Basically, with so much “fakeness” happening on the internet, how do we know what to trust? Fake clicks, fake brands, fake people, fake ads, fake people promoting fake ads for fake clicks. The deeper you go the more preposterous the entire thing becomes. The trust between consumers and providers is broken.
You Can’t Build a Brand Strategy on Distrust
It would be nice to if the lack of trust customers have in brands was a short term trend, or even better, just a feeling. As brand strategists and content strategists, this would make our jobs a lot easier. We could wait it out, or make small tweaks to our strategies. Unfortunately, the evidence isn’t just anecdotal.
For nearly two decades the public relations firm Edelman has released its Edelman Trust Barometer, measuring the faith consumers have in brands, institutions, and thought leaders. The past few years have shown declining trust in institutions to do the right thing, an extreme aversion to a media, and increased dependence on individual action.
For example, the 2018 report is a bleak snapshot of how United States consumers and consumers globally feel about businesses and brands.
- Only 52 percent of global respondents expressed trust businesses.
- In the US, only 48 percent of respondents expressed trust businesses, down from 58 percent in 2017.
- Financial services (54 percent) are seen as the least trusted brands along with consumer packaged goods (60 percent) and automotive brands (62 percent).
It’s findings like these that led CEO Richard Edelman to say that “the United States is enduring an unprecedented crisis of trust,” in his executive summary. They’re also a warning shot across the bow of brands hoping to connect authentically with consumers. Don’t take their skepticism for granted.
You Can’t Trick Consumers, So Just Be Yourself
There may have been a time where consumers could be spoon fed the brand truths you wanted, but not anymore. These days your audience is hip to how marketing and advertising works. They understand when you’re trying to influence them and when you are pandering. A slick or gimmicky brand strategy won’t work anymore, you need a brand strategy that is authentic and genuine.
Take a look at these statistics from a survey by Sprout Social. They depict just how decisive consumers are, not only in their purchasing decisions but in who they will let speak with them. Only authentic and honest brands make the cut.
- Nearly 70 percent of social media users are irritated by the use of inappropriate jargon or slang by brands.
- 51 percent of those surveyed would unfollow a brand that they found annoying on social.
- 23 percent would go so far as to vow to never buy the brand’s products again.

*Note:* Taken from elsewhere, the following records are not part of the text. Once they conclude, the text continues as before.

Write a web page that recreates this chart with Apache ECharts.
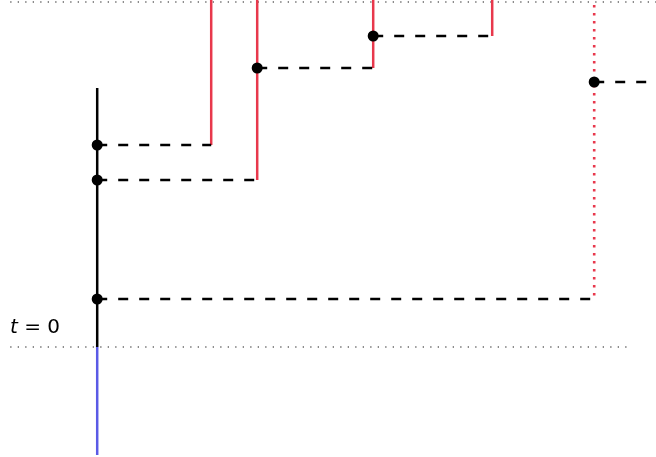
<!DOCTYPE html>
<html>
<head>
<meta charset="utf-8">
<script src="https://cdn.jsdelivr.net/npm/echarts@6/dist/echarts.min.js"></script>
<style>html,body{margin:0;padding:0;background:#fff}#c{width:656px;height:457px}</style>
</head>
<body>
<div id="c"></div>
<script>
// Diagram values (x: space units, y: time units, t = 0 at y = 0)
const xRange = [-0.972, 5.588];
const tRange = [-1.10, 3.47];
const worldline = [[0, 2.59], [0, 0]];          // black
const pastLine = [[0, 0], [0, -1.08]];          // blue
const redX = [1.14, 1.60, 2.76, 3.95];          // red vertical lines
const redBottom = [2.02, 1.67, 2.79, 3.11];
const redTop = 3.47;
const events = [[0, 2.02], [0, 1.67], [0, 0.48], [1.60, 2.79], [2.76, 3.11], [4.97, 2.65]];
const dashed = [
  [[0, 2.02], [1.14, 2.02]],
  [[0, 1.67], [1.60, 1.67]],
  [[0, 0.48], [4.97, 0.48]],
  [[1.60, 2.79], [2.76, 2.79]],
  [[2.76, 3.11], [3.95, 3.11]],
  [[4.97, 2.65], [5.59, 2.65]]
];
const redDotted = [[4.97, 3.42], [4.97, 0.48]];
const grayDotted = [
  [[-0.87, 3.45], [5.59, 3.45]],
  [[-0.87, 0], [5.35, 0]]
];

const series = [];
function seg(data, color, width, type, z) {
  series.push({type: 'line', data: data, symbol: 'none', silent: true, z: z,
    lineStyle: {color: color, width: width, type: type, cap: 'butt'}});
}
grayDotted.forEach(d => seg(d, '#666', 1.3, [1.3, 6.2], 1));
redX.forEach((x, i) => seg([[x, redTop], [x, redBottom[i]]], '#e8384c', 2.5, 'solid', 3));
seg(redDotted, '#e8384c', 2.6, [2.6, 5.4], 3);
dashed.forEach(d => seg(d, '#000', 2.5, [10, 11], 4));
seg(worldline, '#000', 2.5, 'solid', 5);
seg(pastLine, '#5a5ae6', 2.5, 'solid', 5);
series.push({type: 'scatter', data: events, symbol: 'circle', symbolSize: 11,
  itemStyle: {color: '#000', opacity: 1}, z: 10, silent: true});

const chart = echarts.init(document.getElementById('c'));
chart.setOption({
  animation: false,
  grid: {left: 0, right: 0, top: 0, bottom: 0},
  xAxis: {type: 'value', min: xRange[0], max: xRange[1], show: false},
  yAxis: {type: 'value', min: tRange[0], max: tRange[1], show: false},
  series: series,
  graphic: [{
    type: 'text', left: 10, top: 318,
    style: {
      text: '{i|t} = 0',
      rich: {i: {fontStyle: 'italic', fontFamily: 'DejaVu Sans', fontSize: 20, fill: '#000'}},
      fontFamily: 'DejaVu Sans', fontSize: 20, fill: '#000'
    }
  }]
});
</script>
</body>
</html>
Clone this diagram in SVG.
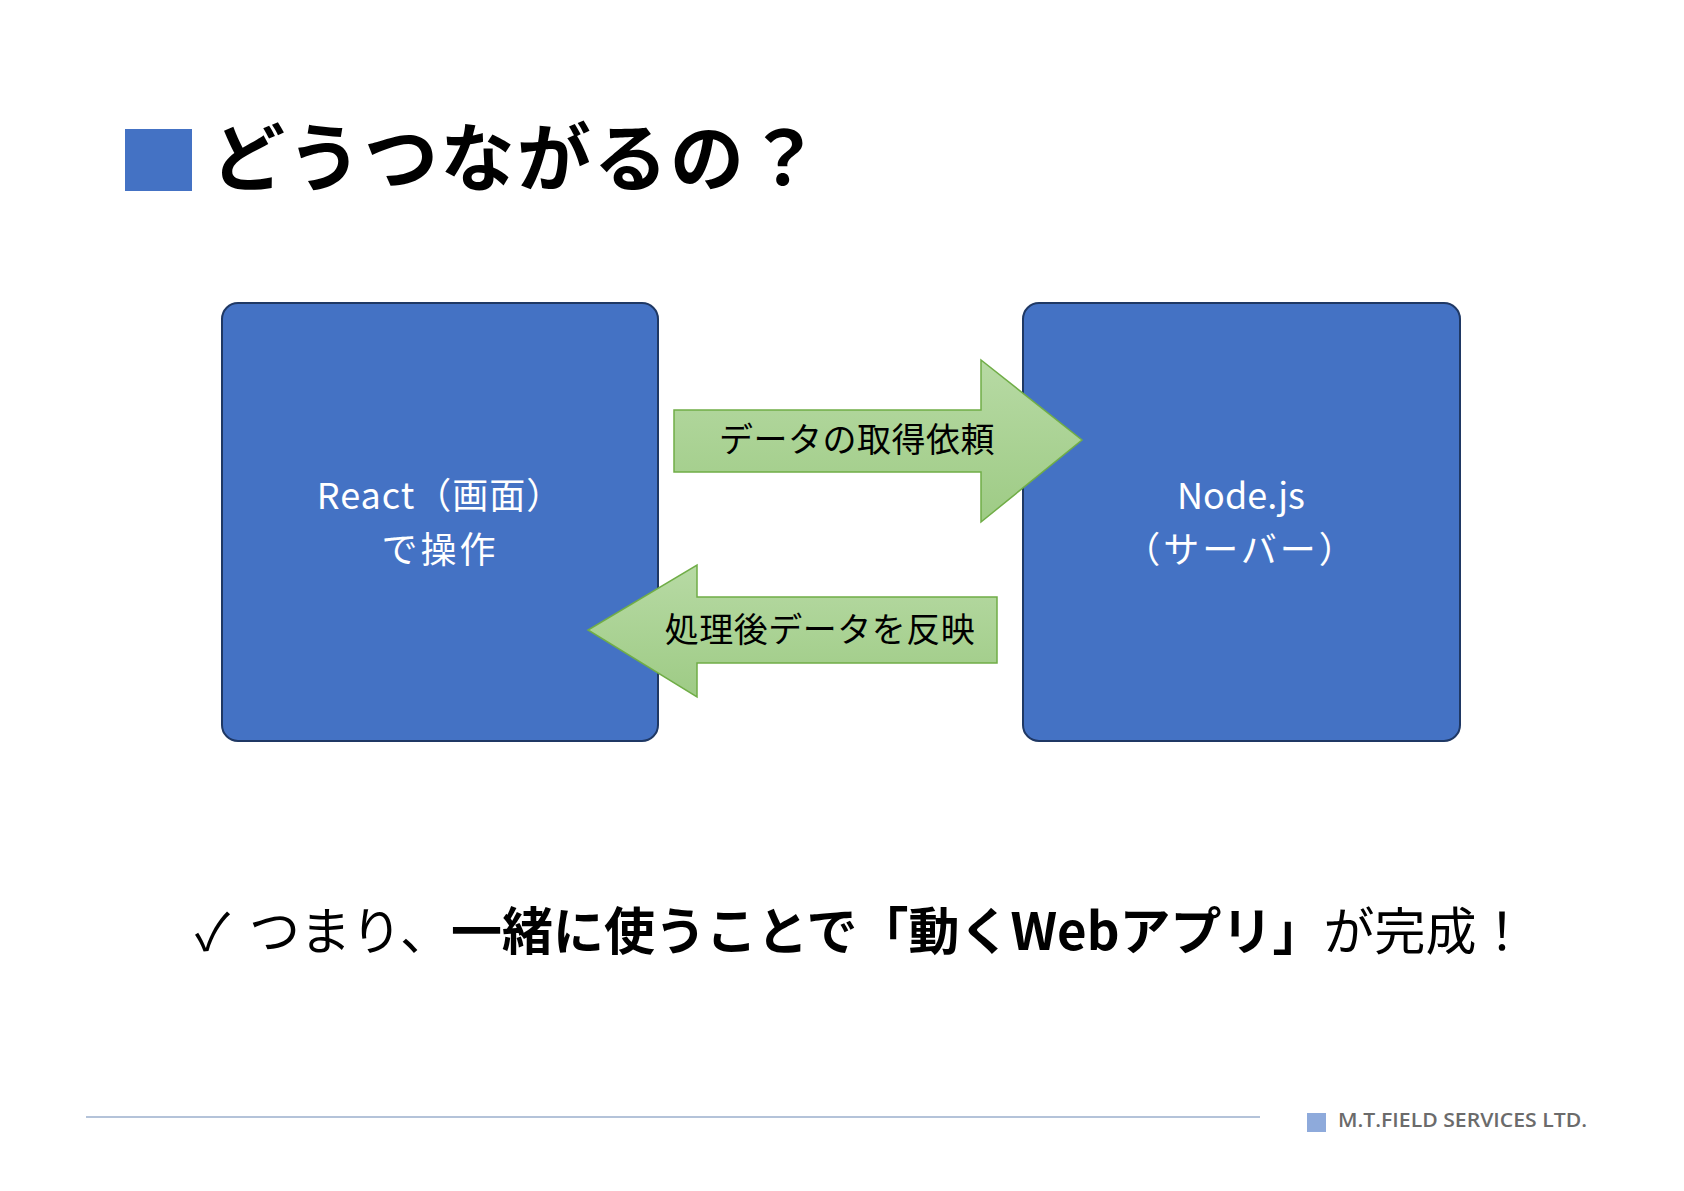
<svg xmlns="http://www.w3.org/2000/svg" width="1684" height="1191" viewBox="0 0 1684 1191">
<style>
.jp{font-family:"Noto Sans CJK JP","Noto Sans",sans-serif;}
.box{fill:#4472c4;stroke:#1f3864;stroke-width:2;}
.arrow{fill:url(#g);stroke:#70ad47;stroke-width:1.5;}
.nt{fill:#ffffff;font-size:36px;text-anchor:middle;}
.at{fill:#000000;font-size:34px;text-anchor:middle;letter-spacing:0.5px;}
</style>
<defs>
<linearGradient id="g" x1="0" y1="0" x2="0" y2="1">
<stop offset="0" stop-color="#b7daa4"/>
<stop offset="1" stop-color="#9ecb85"/>
</linearGradient>
</defs>
<rect width="1684" height="1191" fill="#ffffff"/>
<g id="title">
<rect x="125" y="129" width="67" height="62" fill="#4472c4"/>
<text class="jp" x="211" y="185" font-size="74" font-weight="bold" fill="#000000" letter-spacing="2.5">どうつながるの？</text>
</g>
<g id="react">
<rect class="box" x="222" y="303" width="436" height="438" rx="16" ry="16"/>
<text class="jp nt" x="440" y="509" letter-spacing="1">React（画面）</text>
<text class="jp nt" x="440" y="563" letter-spacing="3">で操作</text>
</g>
<g id="node">
<rect class="box" x="1023" y="303" width="437" height="438" rx="16" ry="16"/>
<text class="jp nt" x="1241" y="509">Node.js</text>
<text class="jp nt" x="1241" y="563" letter-spacing="3">（サーバー）</text>
</g>
<g id="connectors">
<g id="req">
<polygon class="arrow" points="674,410 981,410 981,360 1082,440 981,522 981,472 674,472"/>
<text class="jp at" x="857" y="452">データの取得依頼</text>
</g>
<g id="res">
<polygon class="arrow" points="997,597 697,597 697,565 588,630 697,697 697,663 997,663"/>
<text class="jp at" x="820" y="642">処理後データを反映</text>
</g>
</g>
<g id="summary">
<text class="jp" x="195" y="950" font-size="51" fill="#000000">✓<tspan x="249">つまり、</tspan><tspan font-weight="bold">一緒に使うことで「動くWebアプリ」</tspan>が完成！</text>
</g>
<g id="footer">
<line x1="86" y1="1117" x2="1260" y2="1117" stroke="#b4c3d9" stroke-width="2"/>
<rect x="1307" y="1113" width="19" height="19" fill="#8eaadb"/>
<text x="1338" y="1127" font-family="'Open Sans',sans-serif" font-size="20" font-weight="600" fill="#6b6b6b" textLength="249" lengthAdjust="spacingAndGlyphs">M.T.FIELD SERVICES LTD.</text>
</g>
</svg>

While those statistics speak strictly to social, they paint a pretty clear picture that consumers have had it with brands pretending to be something they are not.

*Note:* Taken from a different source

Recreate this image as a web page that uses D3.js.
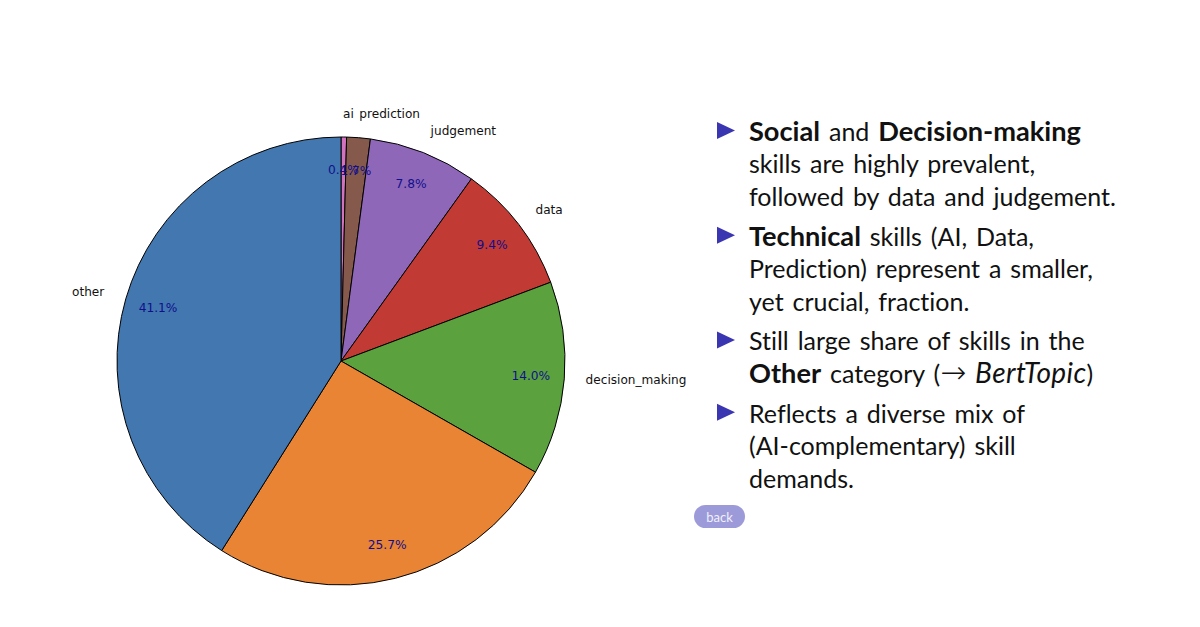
<!DOCTYPE html>
<html>
<head>
<meta charset="utf-8">
<script src="https://cdn.jsdelivr.net/npm/d3@7"></script>
<style>
  html, body { margin: 0; background: #fff; overflow: hidden; }
</style>
</head>
<body>
<svg id="chart" width="1200" height="627"></svg>
<script>
// clockwise from 12 o'clock
const categories = ['ai', 'prediction', 'judgement', 'data', 'decision_making', '', 'other'];
const shares = [0.4, 1.7, 7.8, 9.4, 14.0, 25.7, 41.1];
const sliceColors = ['#d273c0', '#855a4d', '#8e67b8', '#c13a33', '#5ba23f', '#e98434', '#4277b0'];

const bullets = [
  [[['b', 'Social'], ['n', ' and '], ['b', 'Decision-making']], [['n', 'skills are highly prevalent,']], [['n', 'followed by data and judgement.']]],
  [[['b', 'Technical'], ['n', ' skills (AI, Data,']], [['n', 'Prediction) represent a smaller,']], [['n', 'yet crucial, fraction.']]],
  [[['n', 'Still large share of skills in the']], [['b', 'Other'], ['n', ' category ('], ['a', '→'], ['n', ' '], ['i', 'BertTopic'], ['n', ')']]],
  [[['n', 'Reflects a diverse mix of']], [['n', '(AI-complementary) skill']], [['n', 'demands.']]]
];

const svg = d3.select('#chart');
const cx = 341, cy = 361, radius = 224;

const pie = d3.pie().value(d => d.share).sort(null);
const slices = pie(categories.map((name, i) => ({ name, share: shares[i], color: sliceColors[i] })));

const arc = d3.arc().innerRadius(0).outerRadius(radius);
const labelArc = d3.arc().innerRadius(radius * 1.1).outerRadius(radius * 1.1);
const pctArc = d3.arc().innerRadius(radius * 0.85).outerRadius(radius * 0.85);

const g = svg.append('g').attr('transform', `translate(${cx},${cy})`);

g.selectAll('path.slice').data(slices).join('path')
  .attr('class', 'slice')
  .attr('d', arc)
  .attr('fill', d => d.data.color)
  .attr('stroke', '#000')
  .attr('stroke-width', 1);

// category names sit outside the rim
g.selectAll('text.name').data(slices).join('text')
  .attr('class', 'name')
  .attr('x', d => labelArc.centroid(d)[0] - (labelArc.centroid(d)[0] >= 0 ? 1 : 0))
  .attr('y', d => labelArc.centroid(d)[1])
  .attr('text-anchor', d => labelArc.centroid(d)[0] >= 0 ? 'start' : 'end')
  .attr('dy', '0.25em')
  .attr('font-family', 'DejaVu Sans')
  .attr('font-size', 12.1)
  .attr('fill', '#111')
  .text(d => d.data.name);

g.selectAll('text.pct').data(slices).join('text')
  .attr('class', 'pct')
  .attr('x', d => pctArc.centroid(d)[0])
  .attr('y', d => pctArc.centroid(d)[1])
  .attr('text-anchor', 'middle')
  .attr('dy', '0.3em')
  .attr('font-family', 'DejaVu Sans')
  .attr('font-size', 12.2)
  .attr('fill', '#10108c')
  .text(d => d3.format('.1f')(d.data.share) + '%');

// bullet text on the right, bold and italic runs run wider than Lato's
const textX = 749, lineStep = 32.4, groupGap = 7.5;
const runSize = { n: 25, b: 27.2, i: 28, a: 31 };
let baseline = 141;
const body = svg.append('g');

bullets.forEach(lines => {
  body.append('path')
    .attr('d', `M717,${baseline - 19}L735,${baseline - 10.5}L717,${baseline - 2}Z`)
    .attr('fill', '#3a36b2');
  lines.forEach(runs => {
    const t = body.append('text')
      .attr('x', textX)
      .attr('y', baseline)
      .attr('font-family', 'Lato')
      .attr('fill', '#111')
      .style('font-variant-ligatures', 'none')
      .style('word-spacing', '2.5px')
      .style('white-space', 'pre');
    runs.forEach(([kind, str]) => {
      t.append('tspan')
        .attr('font-family', kind === 'a' ? 'DejaVu Sans' : 'Lato')
        .attr('font-size', runSize[kind])
        .attr('font-weight', kind === 'b' ? 700 : kind === 'a' ? 200 : 400)
        .attr('font-style', kind === 'i' ? 'italic' : 'normal')
        .style('letter-spacing', kind === 'i' ? '0.4px' : null)
        .text(str);
    });
    baseline += lineStep;
  });
  baseline += groupGap;
});

// beamer back button
svg.append('rect')
  .attr('x', 694).attr('y', 505)
  .attr('width', 51).attr('height', 23)
  .attr('rx', 11.5)
  .attr('fill', '#9c9ad9');
svg.append('text')
  .attr('x', 719.5).attr('y', 522)
  .attr('text-anchor', 'middle')
  .attr('font-family', 'Lato')
  .attr('font-size', 13)
  .attr('fill', '#f0f0fa')
  .text('back');
</script>
</body>
</html>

Too often brands will position themselves based on a perceived “brand responsibility”. They throw themselves behind causes in order to score points with consumers. There are some examples where this has worked, but it can just as equally ring hollow. Instead, brands should follow this advice from Peter Minimum.
“To understand a brand’s purpose, look no further than the consumer needs it fills and the qualities that drive consumers to choose it over competitors. It is tempting to conflate purpose with the broader concept of social responsibility, but this equation is overly general and is most often unaligned with the perceived role of the brand in society and the marketplace.”
For brand strategists, this thinking is all too familiar. It’s a back to basics brand strategy, free of the gimmicks and derivative ploys clients think will save them. It's a simple message, just be your self and do what you do best. If you can do so earnestly, honestly, and authentically, then the rest should fall into place.